We reject this construction of the policy. The provision does not even mention pre-judgment interest. It merely establishes the time when INA must pay Varda's claim. It does not address the question of how the amount of the claim is to be calculated. Construing the ambiguity against INA, as we must, see, e.g., Cantanucci, 43 A.D.2d at 623, 349 N.Y.S.2d at 190-91, we find that the district court did not err in awarding pre-judgment interest to Varda.
Costs on appeal are routinely awarded to a successful party, "unless otherwise ordered." Fed.R.App.P. 39(a). Varda's brief in this case is a textbook example of where it should be otherwise ordered.

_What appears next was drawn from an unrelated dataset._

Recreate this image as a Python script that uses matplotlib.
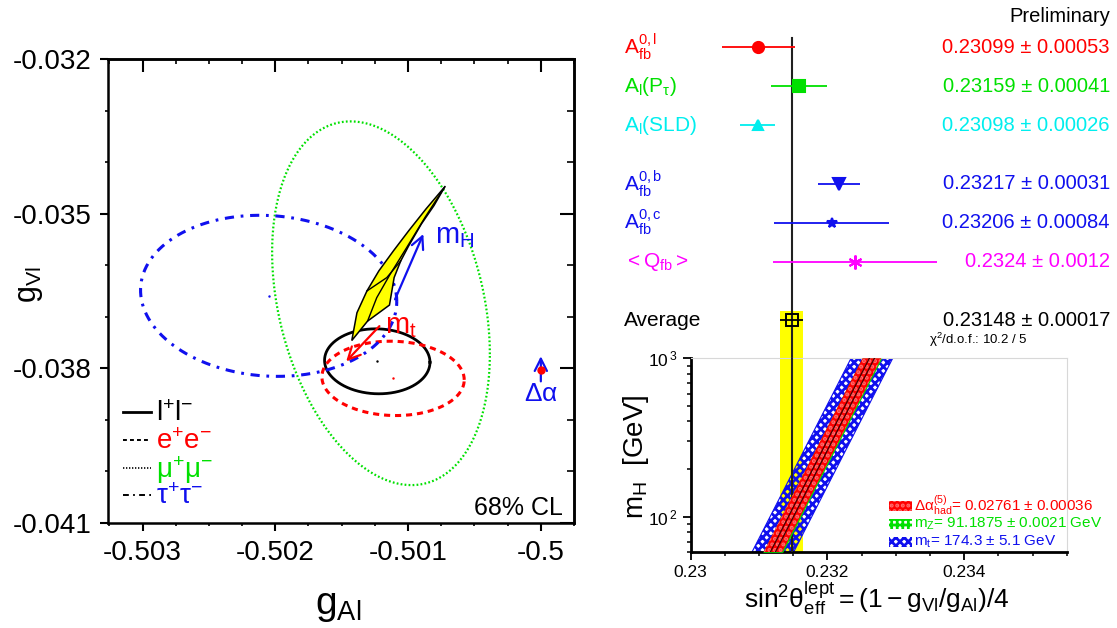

There is a fifty-page limit on briefs in the Court of Appeals. Fed.R.App.P. 28(g). Under Local Rule 32, "footnotes may be single-spaced," while text must be double-spaced. Varda's fifty-page brief is pocked with fifty-eight footnotes, many over a page long and containing crucial parts of Varda's arguments. Indeed, approximately 75% of Varda's statement of facts and argument appear in footnotes. If Varda had presented its facts and argument in canonical form, i.e., in the text, its brief would have been roughly seventy pages. Varda thus brazenly used "textual footnotes to evade page limits." Production & Maintenance Employees' Local 504 v. Roadmaster Corp., 954 F.2d 1397, 1407 (7th Cir.1992).
Although the denial of costs may sting, Varda's counsel are fortunate that they practice law in the late twentieth century. Four hundred years ago, an English court imprisoned the pleader of a 120-page replication. Mylward v. Weldon, (1596), first reported in 1 G. Spence, Equitable Jurisdiction of the Court of Chancery 375 n.h (Philadelphia, Lea & Blanchard 1846). In addition, it ordered a warden to:
cut a hole in the midst of the same engrossed Replication ... and put the said [pleader's] head through the same hole, and so let the same Replication hang about his shoulder with the written side outward.
Id. The warden was then to:
lead the said [pleader] bareheaded and barefaced round about Westminster Hall, whilst the Courts are sitting, and ... show him at the Bar of every of the three Courts within the Hall.
Varda's brief stirs nostalgia for the rigors of the common law.
We have carefully reviewed INA's other arguments, and conclude that they lack merit. The judgment of the district court is affirmed, and costs to Varda are denied.